Se vingar o novo cirquinho da Record, os endividados entrarão em cena como atração bizarra. Suas histórias tristes serão narradas em clipes comoventes, tão lacrimosos quanto lucrativos. É constrangedor. É deprimente perceber que, saldando dívidas mínimas, o entretenimento produz lucros vultosos. Servindo como personagens grotescos, como deformidades financeiras, os voluntários ajudarão a emissora a extrair mais e mais verbas de caridosos anunciantes.

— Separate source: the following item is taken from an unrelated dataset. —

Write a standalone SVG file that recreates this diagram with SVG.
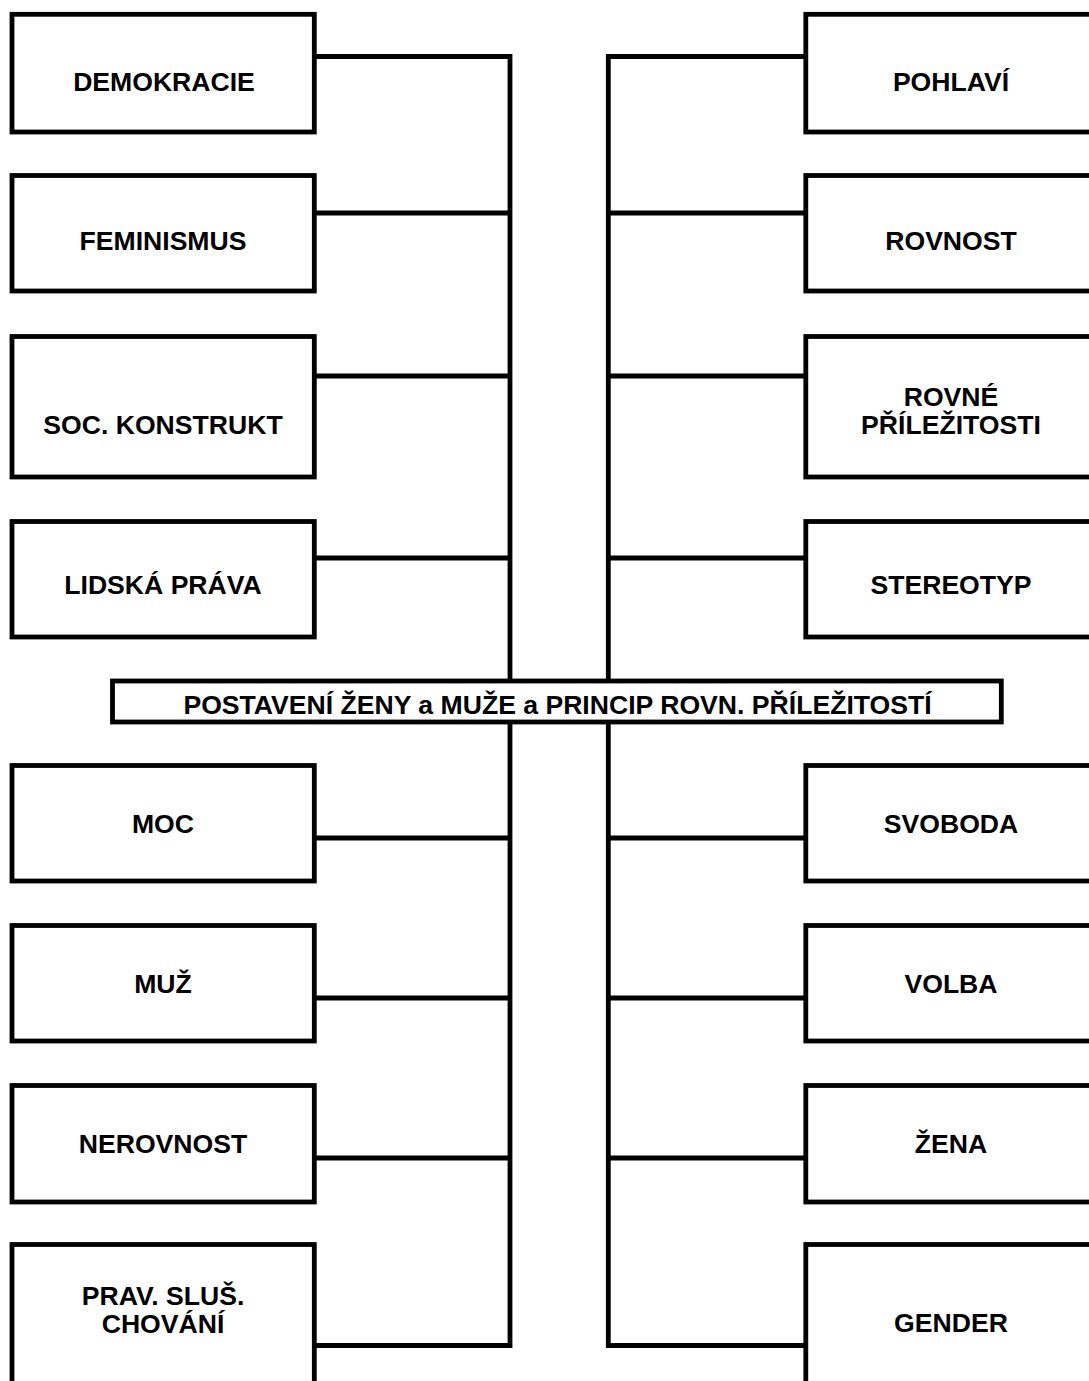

O pior é que há uma justificativa aparentemente racional para esse tipo de espetáculo. A justificativa de sempre: não importa que os candidatos sejam humilhados pois, no final, podem ser socorridos. É curiosa essa alegação, que protege tanto os diretores quanto os telespectadores do programa. Os primeiros se escondem sob a máscara de quem leva ajuda aos necessitados, nem que seja uma ajuda que nada mais é que um subproduto do circo. E tome circo. Os segundos alegam a mesma ajuda para se desculpar do prazer que sentem ao ver a ruína dos outros: "Nós rimos, mas aquele de quem rimos pode ser compensado pela quitação de suas dívidas". Seria uma troca justa, portanto.
Não se trata exatamente de cinismo de quem faz TV, nem de hipocrisia de quem vê. Trata-se apenas de uma falsificação de racionalidade que termina por enganar a todos. Aquele que se expõe ao ridículo acredita-se consciente de sua humilhação. Aquele que assiste ao show não se vê como voyeur sádico. E, finalmente, os responsáveis por mais esse tipo de aberração televisiva apresentam-se como benfeitores. E chamam, sorridentes, o intervalo comercial.